Imbauan Ken Salazar, sebagai Menteri Dalam Negeri AS,
tentunya tidak ngawur begitu saja. Sebab jauh-jauh hari, peneliti
gletser ternama dari US Global Survey (USGS) telah mewanti-wanti tidak
lama lagi gletser akan segera mencair dengan kecepatan tak terpikirkan
oleh manusia sebelumnya. "Kecepatan gletser mencair akibat pemanasan
global jauh dari perkiraan para ahli. Bahkan jauh lebih besar dari
perhitungan kami," ujar Jane Ferrigno.
Itulah sebabnya dalam
pertemuan para pemimpin negara-negara maju dunia baru-baru ini sepakat
untuk menekan emisi buangan yang dapat memperparah efek rumah kaca.
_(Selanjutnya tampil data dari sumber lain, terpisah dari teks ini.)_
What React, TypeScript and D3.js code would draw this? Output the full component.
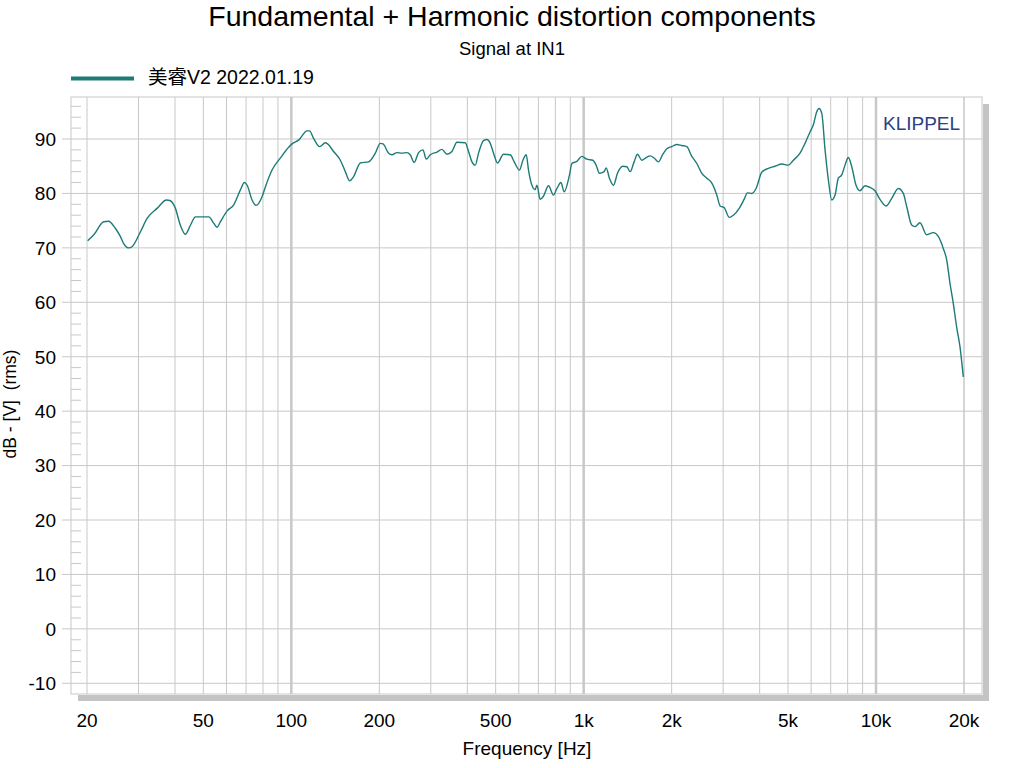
import React from "react";
import * as d3 from "d3";

const freqs = [
  20.1, 21.1, 22.8, 23.7, 25.0, 26.0, 26.7, 27.8, 28.5, 30.5, 32.1, 34.8, 37.4, 38.4, 40.1, 41.7, 43.4, 45.2, 47.0,
  52.2, 54.3, 55.7, 57.2, 60.3, 63.5, 66.9, 69.1, 70.6, 73.4, 75.7, 79.4, 81.5, 85.9, 91.7, 97.9,
  100.6, 105.9, 113.2, 115.5, 119.2, 125, 130.7, 133.1, 139.5, 147.1, 153, 158.3, 163.3, 172.2, 183.8, 193.8,
  201.5, 205.9, 215.1, 221, 229.9, 239, 248.6, 255.1, 263.3, 272.4, 282, 289.4, 298.7, 314.9, 327.5, 340.7,
  354.4, 368.6, 393.5, 403.9, 414.8, 425.7, 436.9, 454.4, 466.8, 479.1, 491.7, 507.4, 531.9, 560.8, 578.7,
  603.4, 619.7, 636, 647.6, 665.2, 682.7, 691.8, 710.1, 728.8, 758.1, 788.5, 809.9, 835.9, 857.8, 894.4,
  911.5, 948, 985.9, 1025, 1075, 1103, 1132, 1175, 1194, 1225, 1265, 1305, 1361, 1405, 1442, 1488, 1528,
  1581, 1636, 1688, 1742, 1802, 1866, 1925, 2002, 2083, 2166, 2253, 2344, 2438, 2536, 2638, 2744, 2854,
  2929, 3023, 3151, 3252, 3409, 3538, 3631, 3758, 3888, 4067, 4284, 4515, 4760, 5015, 5217, 5497, 5718,
  5948, 6105, 6271, 6385, 6524, 6695, 6871, 7057, 7243, 7433, 7635, 7834, 8044, 8261, 8545, 8815, 9169,
  9539, 9922, 10320, 10820, 11320, 11920, 12400, 12735, 13243, 13592, 14138, 14905, 15703, 16333, 16990,
  17450, 17910, 18380, 18870, 19380, 19890,
];

const levels = [
  71.3, 72.4, 74.8, 74.9, 73.6, 72.1, 70.8, 70.0, 70.2, 73.0, 75.4, 77.3, 78.8, 78.7, 77.3, 74.2, 72.5, 74.2, 75.7,
  75.7, 74.5, 73.8, 74.8, 76.8, 77.9, 80.6, 82.0, 81.5, 78.8, 77.8, 79.4, 81.2, 84.3, 86.5, 88.5,
  89.1, 89.8, 91.5, 91.5, 90.1, 88.6, 89.3, 89.1, 87.7, 86.1, 84.0, 82.3, 83.1, 85.6, 85.8, 87.4,
  89.2, 89.1, 87.4, 87.1, 87.5, 87.4, 87.5, 87.1, 85.7, 87.5, 88.0, 86.3, 87.1, 87.6, 88.1, 87.2,
  87.7, 89.4, 89.3, 87.7, 85.8, 85.2, 87.4, 89.7, 89.9, 89.2, 87.4, 85.6, 87.2, 87.1, 85.8,
  84.3, 86.1, 87.1, 84.3, 81.5, 80.7, 81.5, 78.9, 79.5, 81.4, 79.7, 80.9, 82.0, 80.3, 83.4,
  85.5, 85.9, 86.8, 86.3, 86.1, 85.2, 83.7, 84.0, 84.7, 82.8, 81.5, 83.7, 85.0, 84.9, 84.0, 85.8, 87.2,
  86.1, 86.6, 86.9, 86.5, 85.8, 87.2, 88.2, 88.6, 89.0, 88.8, 88.6, 86.8, 85.5, 83.7, 82.8, 81.9, 79.7,
  77.7, 77.4, 75.6, 76.0, 77.3, 78.9, 80.1, 80.0, 80.9, 83.9, 84.6, 85.0, 85.4, 85.2, 86.1, 87.4, 89.2,
  91.3, 92.6, 95.0, 95.6, 94.7, 88.0, 82.5, 78.8, 79.7, 82.8, 83.4, 85.2, 86.6, 84.9, 81.5, 80.5, 81.4,
  81.1, 80.5, 78.9, 77.7, 79.1, 80.9, 80.0, 77.6, 74.2, 73.9, 74.6, 72.4, 72.8, 72.1, 69.9,
  67.8, 63.5, 59.8, 55.5, 51.8, 46.3,
];

const xTickValues = [20, 50, 100, 200, 500, 1000, 2000, 5000, 10000, 20000];
const xTickLabels = ["20", "50", "100", "200", "500", "1k", "2k", "5k", "10k", "20k"];
const yTickValues = [-10, 0, 10, 20, 30, 40, 50, 60, 70, 80, 90];

const title = "Fundamental + Harmonic distortion components";
const subtitle = "Signal at IN1";
const legendLabel = "美睿V2 2022.01.19";
const xLabel = "Frequency [Hz]";
const yLabel = "dB - [V]  (rms)";

const FONT = "Arial, 'Liberation Sans', 'Noto Sans CJK SC', sans-serif";
const LINE = "#1d7b78";
const GRID = "#c8c8c8";

export default function App() {
  const left = 71, right = 982, top = 97, bottom = 694;
  const x = d3.scaleLog().domain([20, 20000]).range([87, 964]);
  const y = d3.scaleLinear().domain([-10, 90]).range([683.3, 139]);

  const gridFreqs: number[] = [];
  for (let dec = 10; dec <= 10000; dec *= 10) {
    for (let m = 1; m <= 9; m++) {
      const f = dec * m;
      if (f >= 20 && f <= 20000) gridFreqs.push(f);
    }
  }
  gridFreqs.push(20000);

  const minorY: number[] = [];
  for (let v = -12; v <= 98; v += 2) {
    if (v % 10 !== 0) {
      const py = y(v);
      if (py > top + 1 && py < bottom - 1) minorY.push(v);
    }
  }

  const data = freqs.map((f, i) => [f, levels[i]] as [number, number]);
  const line = d3
    .line<[number, number]>()
    .x((d) => x(d[0]))
    .y((d) => y(d[1]))
    .curve(d3.curveMonotoneX);

  const isDecade = (f: number) => f === 100 || f === 1000 || f === 10000;

  return (
    <svg
      width={1024}
      height={768}
      style={{ position: "absolute", left: 0, top: 0, background: "#fff" }}
      fontFamily={FONT}
    >
      <rect x={0} y={0} width={1024} height={768} fill="#fff" />
      <text x={512} y={26} textAnchor="middle" fontSize={28.5} fill="#000">
        {title}
      </text>
      <text x={512} y={55} textAnchor="middle" fontSize={18.5} fill="#000">
        {subtitle}
      </text>

      {/* legend */}
      <line x1={71} x2={134} y1={78.5} y2={78.5} stroke={LINE} strokeWidth={4} />
      <text x={148} y={84} fontSize={19.5} fill="#000">
        {legendLabel}
      </text>

      {/* shadow */}
      <rect x={78} y={bottom + 1} width={right + 6 - 78} height={6} fill="#c4c4c4" />
      <rect x={right + 1} y={104} width={6} height={bottom + 7 - 104} fill="#c4c4c4" />

      {/* plot background */}
      <rect x={left} y={top} width={right - left} height={bottom - top} fill="#fff" stroke={GRID} strokeWidth={1} />

      {/* vertical grid */}
      {gridFreqs.map((f) => (
        <line
          key={"vx" + f}
          x1={x(f)}
          x2={x(f)}
          y1={top}
          y2={bottom}
          stroke={GRID}
          strokeWidth={isDecade(f) ? 2.5 : 1}
        />
      ))}

      {/* horizontal grid */}
      {yTickValues.map((v) => (
        <line key={"hy" + v} x1={62} x2={right} y1={y(v)} y2={y(v)} stroke={GRID} strokeWidth={1} />
      ))}

      {/* minor y ticks */}
      {minorY.map((v) => (
        <line key={"my" + v} x1={left} x2={left + 10} y1={y(v)} y2={y(v)} stroke={GRID} strokeWidth={1} />
      ))}

      {/* y labels */}
      {yTickValues.map((v) => (
        <text key={"yl" + v} x={56} y={y(v)} dy="0.36em" textAnchor="end" fontSize={19} fill="#000">
          {v}
        </text>
      ))}

      {/* x labels */}
      {xTickValues.map((f, i) => (
        <text key={"xl" + f} x={x(f)} y={727} textAnchor="middle" fontSize={19} fill="#000">
          {xTickLabels[i]}
        </text>
      ))}

      <text x={527} y={755} textAnchor="middle" fontSize={19} fill="#000">
        {xLabel}
      </text>
      <text
        transform={`translate(16, 404) rotate(-90)`}
        textAnchor="middle"
        fontSize={17.5}
        fill="#000"
        style={{ whiteSpace: "pre" }}
      >
        {yLabel}
      </text>

      {/* KLIPPEL */}
      <text x={883} y={130} fontSize={19} fill="#2b4184">
        KLIPPEL
      </text>

      {/* curve */}
      <path d={line(data) ?? ""} fill="none" stroke={LINE} strokeWidth={1.4} />
    </svg>
  );
}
Sebab bila tidak dilakukan, efek yang jauh lebih besar tentu akan
melanda benua Australia dan dataran lain di kawasan Asia. "Kalau ini
terjadi, Australia dan dataran lain negara-negara di kawasan Asia akan
tersapu air pasang laut yang sangat dahsyat," kata Mc Kahin peneliti
senior kawasan Antartika.
Laporan lain yang menguatkan efek
mencairnya lapisan es di dua kutub Utara-Selatan dalam waktu dekat
datang dari National Oceanic and Atmospheric Administration (NOAA) yang
dilansir di jurnal Geophysical Letters. Para ahli yang tergabung dalam
NOAA memperkirakan es di Kutub Utara diperkirakan akan mencair
seluruhnya dalam waktu tidak terlalu lama lagi.
"Kalau tidak ada
upaya pencegahan pemanasan global, es di Kutub Utara dapat dipastikan
akan meleleh lebih cepat dari waktu yang diperkirakan sebelumnya. Tidak
akan lama lagi akan terjadi," ujar peneliti kepala Ekspedisi Kutub
Utara Jane Ferrigno.
Dalam pertemuan UN Climate Panel
memproyeksikan temperatur atmosfer dunia akan naik 1,8 sampai 4,0
deratjat celsius akibat buangan gas rumah kaca. Bila hal ini dibiarkan
terus, ujar Jane Ferrigno, akibat yang lebih dahsyat akan terjadi
melibihi bencana badai Tsunami beberapa waktu lalu.
"Bila tidak
dicegah, bisa jadi badai Tsunami akan kalah dahsyat dengan efek yang
ditumbulkan mencairnya lapisan es di dua kutub. Selain banjir, kemarau
menyengat dan gelombang arus panas disertai badai akan menyapu dataran
rendah di beberapa belahan dunia. Sementara itu gletser dan lapisan es
mencair, keadaan itu dapat menaikkan seluruh permukaan air samudra dan
merendam daerah dataran rendah," tandasnya.